The Reality Of Skipping College

  
@josiefromspace

After high school, my decision to pass up on the next step of education came from a tributary of issues, such as dealing with a chronic illness, expenses, time, and lack of interest. For the most part, it was an automatic response to actually begin my life rather than spend my young adult season trapped in a mismanaged institution. What I didn't comprehend though, were the realities of fast forwarding a chapter would produce. 

Going on social media and seeing posts of parties or late night food runs switching into next day library study sessions and mid-term stresses, created a sort of nostalgia and fear of missing out. I realized that college is truly a buffer and transition into the real world. You gradually take on new responsibilities of caring for yourself and growing more independent whether it be financially or making appointments on your own (nerve-racking!). There are still holidays and summer break that most spend at home or on parent-paid vacations, which is probably the hardest pill to swallow for someone in my position.

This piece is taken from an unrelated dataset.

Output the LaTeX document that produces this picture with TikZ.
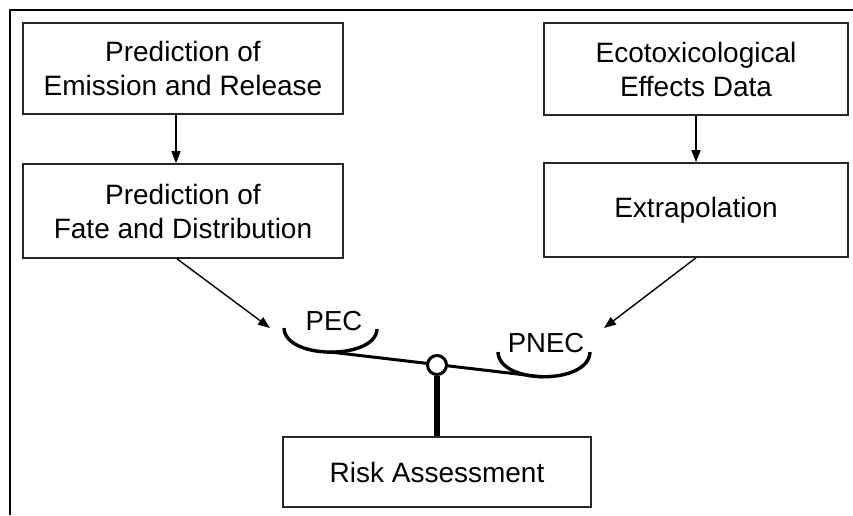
\documentclass[tikz,border=0pt]{standalone}
\usepackage{fontspec}
\setmainfont{Liberation Sans}
\usetikzlibrary{arrows.meta}
\begin{document}
\begin{tikzpicture}[x=1pt,y=-1pt,
  txt/.style={font=\fontsize{28}{34}\selectfont, align=center, inner sep=0pt},
  stepbox/.style={txt, draw=black!85, line width=1.6pt},
  arr/.style={line width=1.4pt, -{Triangle[length=12pt,width=9pt]}},
  pan/.style={line width=3.4pt},
]
\useasboundingbox (0,0) rectangle (853,515);
% outer frame (top and left edges)
\draw[line width=2.4pt] (10,515) -- (10,10) -- (853,10);

% exposure branch
\node[stepbox, minimum width=320pt, minimum height=91pt] (emis) at (183,68.5) {Prediction of\\Emission and Release};
\node[stepbox, minimum width=320pt, minimum height=94pt] (fate) at (183,211) {Prediction of\\Fate and Distribution};
% effects branch
\node[stepbox, minimum width=304pt, minimum height=92pt] (eco) at (696,69) {Ecotoxicological\\Effects Data};
\node[stepbox, minimum width=304pt, minimum height=94pt] (extra) at (696,210) {Extrapolation};
% result
\node[stepbox, minimum width=308pt, minimum height=70pt] (risk) at (437,472) {Risk Assessment};

\draw[arr] ([xshift=-7pt]emis.south) -- ([xshift=-7pt]fate.north);
\draw[arr] (eco.south) -- (extra.north);

% balance
\coordinate (pecin) at (270,328);
\coordinate (pnecin) at (604,328);
\coordinate (lb) at (330,352);
\coordinate (rb) at (543,377);
\draw[arr] ([xshift=-6pt]fate.south) -- (pecin);
\draw[arr] (extra.south) -- (pnecin);

\draw[pan] (284,328) .. controls (285,360) and (376,360) .. (377,329);
\draw[pan] (498,352) .. controls (499,385) and (589,385) .. (590,352);
\draw[line width=3pt] (lb) -- (rb);
\node[circle, draw, fill=white, line width=3pt, minimum size=19pt, inner sep=0pt] (piv) at (437,365) {};
\draw[line width=6pt] (piv.south) -- (risk.north);

\node[txt, font=\fontsize{27.5}{33}\selectfont] (pec) at (334,321) {PEC};
\node[txt, font=\fontsize{27.5}{33}\selectfont] (pnec) at (546,343) {PNEC};
\end{tikzpicture}
\end{document}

The idea of being able to go home for a period and collect yourself and unwind for a bit is so blissful and luxurious; even more so that most don't pay rent during summer months.

I also have a tendency to feel embarrassed when asked if I'm currently in school and feel the need to explain why. Not that I should allow the opinions of others to eat at me but I feel guarded towards my intelligence, if you will, because of the stigma in assuming I academically fell short. Today, college graduates have a difficult time landing on their feet with a proper career within the field they studied and I feel overtime, a trend will appear in the decline of enrollment because the degree is not worth the cost to go. Thus, explaining my being a writer for this blog so that I gain experience and practice; doing it this way opens up a higher chance of vulnerability though because you're competing against those who major specifically in the subjects you are trying to master on your own. 

Going to a university will always be a debatable topic with pros and cons, but for me personally, it wasn't a good fit. Forcing yourself out into the real world is a challenge as you scramble to take on new roles of being housekeeper, provider and learning adult things such as paying bills, cooking, and keeping yourself sane. It has its benefits such as feeling accomplished of moving out to a different state so young but I also remind myself sometimes to curate memories of my own comparable to those of college kids because at the end of the day, life reveals itself to be cliché by forewarning us that we're only young once.